Prevention efforts earlier in life to maintain normal blood pressure, cholesterol and body weight reduce the burden of heart disease in older age.
Highlights
- Middle age adults with a healthier heart lived longer and healthier in their old age.
- Those who had normal weight, blood pressure, blood sugar and cholesterol levels lived for nearly 47 years without heart disease.
- Maintaining or adopting a heart-healthy lifestyle makes it more likely that you’ll live longer and still be healthy as you grow old.
Researchers determined how many participants had favorable factors: non-smokers, free of diabetes and normal weight, blood pressure, and cholesterol levels; versus those with elevated risk factors or high risk factors.

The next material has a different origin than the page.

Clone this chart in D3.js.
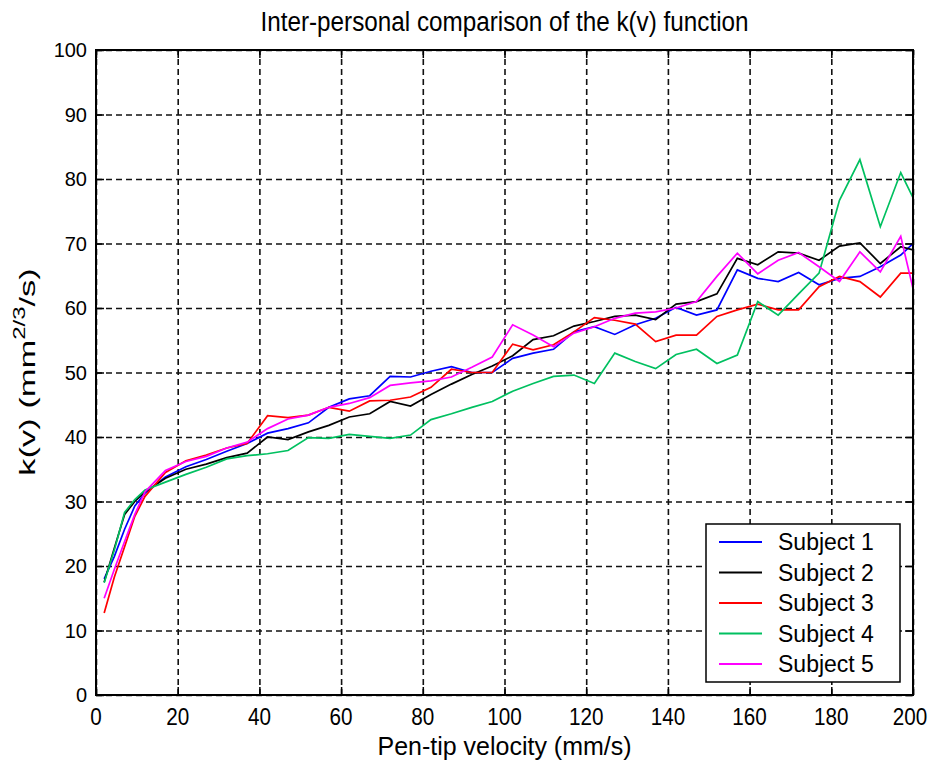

Among the 17,939 participants who reached age 65 without a chronic illness those with all favorable factors :
- Lived an average of 3.9 years longer
- Survived 4.5 years longer before developing a chronic illness
- Spent 22 percent fewer of their senior years with a chronic illness
- Saved almost $18,000 in Medicare costs
Looking solely at heart disease in 18,714 participants who reached age 65 without having a heart attack, stroke or congestive heart failure, those with all favorable risk factors lived 6.9 years longer without heart disease and spent 46.5 percent fewer of their senior years with heart disease.
Allen noted that at the start of the study, when their average age was 44, only 5.6 percent of participants had all favorable factors.

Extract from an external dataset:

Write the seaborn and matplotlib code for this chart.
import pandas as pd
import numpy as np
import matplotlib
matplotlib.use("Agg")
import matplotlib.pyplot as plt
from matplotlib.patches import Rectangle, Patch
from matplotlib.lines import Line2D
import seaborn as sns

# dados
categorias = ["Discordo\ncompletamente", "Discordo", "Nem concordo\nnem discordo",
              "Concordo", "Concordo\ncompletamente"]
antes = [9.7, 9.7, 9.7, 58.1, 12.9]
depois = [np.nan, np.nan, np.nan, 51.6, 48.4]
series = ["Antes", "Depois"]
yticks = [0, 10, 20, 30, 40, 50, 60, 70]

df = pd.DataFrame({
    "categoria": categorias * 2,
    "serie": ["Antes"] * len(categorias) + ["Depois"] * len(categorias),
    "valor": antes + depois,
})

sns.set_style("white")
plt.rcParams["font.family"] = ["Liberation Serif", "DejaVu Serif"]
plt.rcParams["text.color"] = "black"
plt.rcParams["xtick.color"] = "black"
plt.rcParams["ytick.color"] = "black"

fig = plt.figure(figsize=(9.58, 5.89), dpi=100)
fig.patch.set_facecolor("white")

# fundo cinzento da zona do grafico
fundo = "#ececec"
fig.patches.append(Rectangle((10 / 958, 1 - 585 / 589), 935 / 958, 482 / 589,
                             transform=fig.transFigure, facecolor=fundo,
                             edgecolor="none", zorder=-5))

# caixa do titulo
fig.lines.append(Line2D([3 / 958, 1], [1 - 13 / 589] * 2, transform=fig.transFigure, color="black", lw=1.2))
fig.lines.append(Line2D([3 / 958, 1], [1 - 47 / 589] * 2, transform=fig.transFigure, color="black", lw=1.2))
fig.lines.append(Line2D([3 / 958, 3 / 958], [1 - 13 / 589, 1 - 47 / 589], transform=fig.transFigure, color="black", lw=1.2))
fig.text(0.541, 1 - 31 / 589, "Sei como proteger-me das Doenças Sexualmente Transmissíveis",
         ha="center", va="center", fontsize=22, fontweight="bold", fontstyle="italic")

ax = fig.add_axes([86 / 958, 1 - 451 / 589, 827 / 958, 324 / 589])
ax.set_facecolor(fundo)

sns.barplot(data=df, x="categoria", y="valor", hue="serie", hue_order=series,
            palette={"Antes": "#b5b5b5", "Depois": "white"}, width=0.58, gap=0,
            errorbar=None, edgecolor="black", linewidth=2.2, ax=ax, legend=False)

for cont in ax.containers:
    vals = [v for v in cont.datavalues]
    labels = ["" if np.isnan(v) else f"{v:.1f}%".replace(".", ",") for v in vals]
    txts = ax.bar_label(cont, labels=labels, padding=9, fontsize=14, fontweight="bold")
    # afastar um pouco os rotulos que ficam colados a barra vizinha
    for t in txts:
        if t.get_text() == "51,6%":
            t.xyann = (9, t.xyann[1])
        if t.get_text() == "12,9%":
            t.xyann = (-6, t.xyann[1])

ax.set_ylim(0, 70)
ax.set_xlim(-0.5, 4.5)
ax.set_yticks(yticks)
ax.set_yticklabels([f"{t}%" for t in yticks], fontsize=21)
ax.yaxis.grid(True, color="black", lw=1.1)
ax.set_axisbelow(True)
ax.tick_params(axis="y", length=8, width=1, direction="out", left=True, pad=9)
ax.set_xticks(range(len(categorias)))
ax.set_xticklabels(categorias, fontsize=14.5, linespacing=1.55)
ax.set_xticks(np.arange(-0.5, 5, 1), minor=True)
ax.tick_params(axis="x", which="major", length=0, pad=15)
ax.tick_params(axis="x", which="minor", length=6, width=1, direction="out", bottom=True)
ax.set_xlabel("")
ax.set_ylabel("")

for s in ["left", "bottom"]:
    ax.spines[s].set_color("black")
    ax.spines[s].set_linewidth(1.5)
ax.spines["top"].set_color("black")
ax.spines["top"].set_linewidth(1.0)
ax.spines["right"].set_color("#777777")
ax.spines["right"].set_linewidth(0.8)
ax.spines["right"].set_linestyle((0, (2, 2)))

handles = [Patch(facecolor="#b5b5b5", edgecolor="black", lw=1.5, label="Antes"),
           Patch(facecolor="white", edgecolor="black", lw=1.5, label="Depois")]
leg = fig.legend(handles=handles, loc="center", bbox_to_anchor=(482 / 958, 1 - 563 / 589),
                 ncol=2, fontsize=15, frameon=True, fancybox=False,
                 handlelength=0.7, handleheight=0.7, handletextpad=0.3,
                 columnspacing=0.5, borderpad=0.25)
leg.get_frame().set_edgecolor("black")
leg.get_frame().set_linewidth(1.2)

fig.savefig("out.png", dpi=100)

"We need to think about cardiovascular health at all stages of life," she said. "The small proportion of participants with favorable levels in their 40s is a call for all of us to maintain or adopt healthy lifestyles earlier in life. But risk factors and their effects accumulate over time, so even if you have risks it’s never too late to reduce their impact on your later health by exercising, eating right, and treating your high blood pressure, cholesterol and diabetes."